Pictures excluded, return the lines below from the first through the line holding "x_ticks = [0, 5, 10, 15, 20, 25, 30, 35]".
__________
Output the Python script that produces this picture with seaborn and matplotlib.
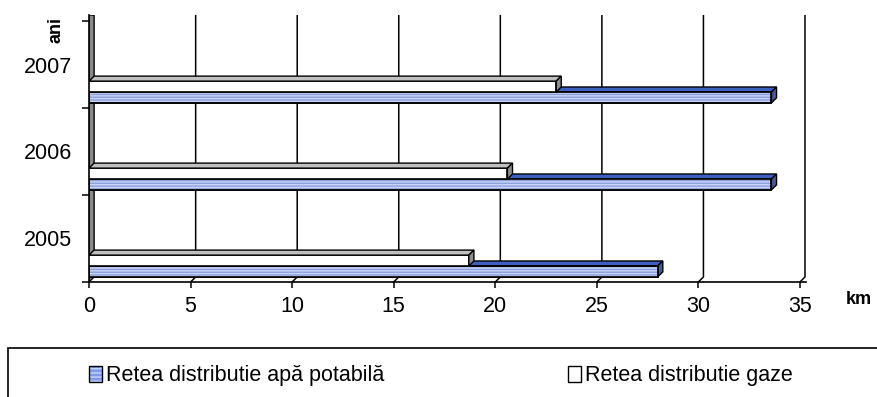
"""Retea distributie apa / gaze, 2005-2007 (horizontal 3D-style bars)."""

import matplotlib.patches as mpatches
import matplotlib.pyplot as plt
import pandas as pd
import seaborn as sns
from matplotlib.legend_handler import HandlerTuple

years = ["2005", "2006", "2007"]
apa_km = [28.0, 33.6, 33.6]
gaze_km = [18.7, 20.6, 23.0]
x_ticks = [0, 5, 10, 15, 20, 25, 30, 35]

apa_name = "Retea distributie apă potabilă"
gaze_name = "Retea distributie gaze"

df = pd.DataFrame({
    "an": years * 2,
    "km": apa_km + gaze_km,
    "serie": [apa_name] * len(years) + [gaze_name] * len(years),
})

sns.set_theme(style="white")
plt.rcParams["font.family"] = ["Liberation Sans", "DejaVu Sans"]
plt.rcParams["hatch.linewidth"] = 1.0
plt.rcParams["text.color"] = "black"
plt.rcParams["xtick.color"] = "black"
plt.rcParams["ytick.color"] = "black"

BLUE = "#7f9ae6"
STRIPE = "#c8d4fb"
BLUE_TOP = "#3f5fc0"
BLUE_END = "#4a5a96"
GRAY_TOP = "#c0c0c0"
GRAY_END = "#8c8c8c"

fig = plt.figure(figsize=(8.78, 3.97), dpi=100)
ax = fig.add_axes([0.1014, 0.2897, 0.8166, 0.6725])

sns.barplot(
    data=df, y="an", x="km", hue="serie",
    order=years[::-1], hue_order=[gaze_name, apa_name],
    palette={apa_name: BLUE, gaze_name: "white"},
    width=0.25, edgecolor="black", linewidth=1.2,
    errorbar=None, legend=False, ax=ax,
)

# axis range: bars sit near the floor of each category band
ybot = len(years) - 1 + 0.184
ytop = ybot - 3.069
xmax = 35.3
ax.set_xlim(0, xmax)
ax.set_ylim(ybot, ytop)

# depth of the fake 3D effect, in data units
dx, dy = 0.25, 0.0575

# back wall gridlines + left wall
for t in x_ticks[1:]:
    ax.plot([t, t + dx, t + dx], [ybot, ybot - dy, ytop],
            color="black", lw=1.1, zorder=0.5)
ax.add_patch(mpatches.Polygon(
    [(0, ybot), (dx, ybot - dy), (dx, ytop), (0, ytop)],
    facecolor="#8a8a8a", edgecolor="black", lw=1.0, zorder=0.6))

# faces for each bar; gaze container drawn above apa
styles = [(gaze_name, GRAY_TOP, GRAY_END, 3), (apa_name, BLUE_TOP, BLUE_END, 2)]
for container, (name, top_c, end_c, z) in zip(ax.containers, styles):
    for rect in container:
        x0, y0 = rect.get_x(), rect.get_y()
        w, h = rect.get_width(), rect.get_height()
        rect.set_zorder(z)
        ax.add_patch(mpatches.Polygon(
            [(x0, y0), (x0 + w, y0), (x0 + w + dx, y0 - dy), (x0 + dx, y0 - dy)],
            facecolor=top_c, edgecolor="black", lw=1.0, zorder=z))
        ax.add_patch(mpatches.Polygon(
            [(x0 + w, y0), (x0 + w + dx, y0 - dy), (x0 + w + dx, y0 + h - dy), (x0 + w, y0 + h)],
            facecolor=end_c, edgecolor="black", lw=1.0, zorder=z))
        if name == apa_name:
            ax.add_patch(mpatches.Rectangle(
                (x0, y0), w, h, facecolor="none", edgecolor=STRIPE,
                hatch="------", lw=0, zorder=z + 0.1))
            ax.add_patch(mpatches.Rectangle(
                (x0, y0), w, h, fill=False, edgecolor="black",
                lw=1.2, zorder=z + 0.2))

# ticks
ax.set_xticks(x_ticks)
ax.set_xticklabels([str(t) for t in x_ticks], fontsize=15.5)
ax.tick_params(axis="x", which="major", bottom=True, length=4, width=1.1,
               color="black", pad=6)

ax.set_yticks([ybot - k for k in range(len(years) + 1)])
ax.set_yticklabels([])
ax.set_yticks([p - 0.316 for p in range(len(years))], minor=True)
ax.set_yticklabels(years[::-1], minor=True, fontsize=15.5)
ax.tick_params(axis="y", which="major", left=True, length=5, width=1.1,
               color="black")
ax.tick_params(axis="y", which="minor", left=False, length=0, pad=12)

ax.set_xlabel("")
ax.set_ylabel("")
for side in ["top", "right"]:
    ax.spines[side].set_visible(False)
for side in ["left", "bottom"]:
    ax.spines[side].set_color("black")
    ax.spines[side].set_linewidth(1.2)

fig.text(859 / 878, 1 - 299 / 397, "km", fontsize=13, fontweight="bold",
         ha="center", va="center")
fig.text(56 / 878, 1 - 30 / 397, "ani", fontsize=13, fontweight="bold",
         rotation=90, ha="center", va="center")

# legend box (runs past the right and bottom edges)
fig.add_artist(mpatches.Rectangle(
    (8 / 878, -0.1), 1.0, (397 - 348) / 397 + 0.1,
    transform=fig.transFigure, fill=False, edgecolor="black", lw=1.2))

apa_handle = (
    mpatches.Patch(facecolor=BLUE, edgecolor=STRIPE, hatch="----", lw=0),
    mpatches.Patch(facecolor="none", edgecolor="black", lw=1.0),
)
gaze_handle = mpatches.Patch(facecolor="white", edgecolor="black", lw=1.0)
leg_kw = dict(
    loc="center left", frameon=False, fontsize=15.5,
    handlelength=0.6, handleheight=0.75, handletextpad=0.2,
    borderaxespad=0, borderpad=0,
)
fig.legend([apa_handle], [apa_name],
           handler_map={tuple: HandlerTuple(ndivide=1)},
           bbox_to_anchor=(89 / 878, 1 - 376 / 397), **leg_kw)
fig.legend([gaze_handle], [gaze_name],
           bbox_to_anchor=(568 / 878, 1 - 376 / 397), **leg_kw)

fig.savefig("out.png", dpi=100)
__________
— Task response —
Output the Python script that produces this picture with seaborn and matplotlib.
"""Retea distributie apa / gaze, 2005-2007 (horizontal 3D-style bars)."""

import matplotlib.patches as mpatches
import matplotlib.pyplot as plt
import pandas as pd
import seaborn as sns
from matplotlib.legend_handler import HandlerTuple

years = ["2005", "2006", "2007"]
apa_km = [28.0, 33.6, 33.6]
gaze_km = [18.7, 20.6, 23.0]
x_ticks = [0, 5, 10, 15, 20, 25, 30, 35]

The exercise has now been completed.